Entry points constrained by pre-existing scars or burr holes can be determined in the operating room using the Framelink®, which allows the registration of the stereotactic frame to the optic digitizer. The stereotactic coordinates of the frameless pointer are instantly calculated and then easily used in trajectory planning (Fig. 4).
Intraoperative Use
Frame coordinates corresponding to the desired trajectories are instantly calculated and displayed, allowing trajectory revision to proceed quickly. The Framelink® feature allows the procession of a microelectrode to be tracked as it is introduced into the target structure and projected onto the preoper-ative image set. The results of micro- or macroelectrode recording and stimulation can be annotated onto the surgical plan to aid in choosing further trajectories.
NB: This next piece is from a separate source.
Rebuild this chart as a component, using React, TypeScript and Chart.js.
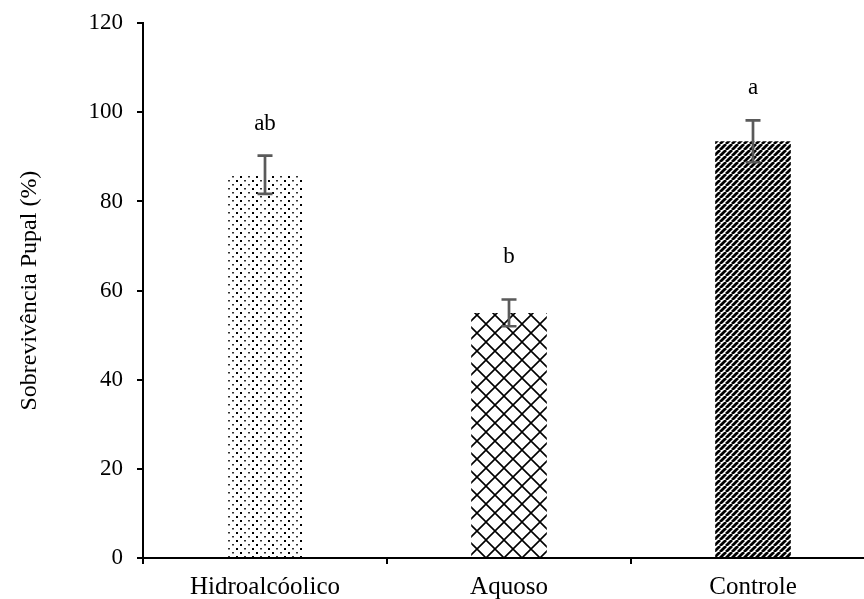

Mirror-imaging of a trajectory from one side to the other is also easily accomplished, as the reformatted dataset is parallel to the ICL. The final position of lesions or implanted deep brain stimulator leads can be saved for comparison to coregistered postoperative image sets (Fig. 5) to confirm the stereotactic accuracy of the implantation or lesion procedure.
Conclusions
Computer-assisted image-guidance systems have the ability to simplify and streamline surgical planning and execution, and accommodate a number of different approaches to stereotactic targeting in movement disorder surgery. The StealthStation is equipped with optical digitizers to allow "frameless" stereotaxy; however, we continue to use rigid frame fixation at our institution to achieve the highest accuracy possible. The StealthStation has reliably allowed safe trajectories to be planned and executed. Lesion and DBS electrode placement have been found to correlate well with planned target locations.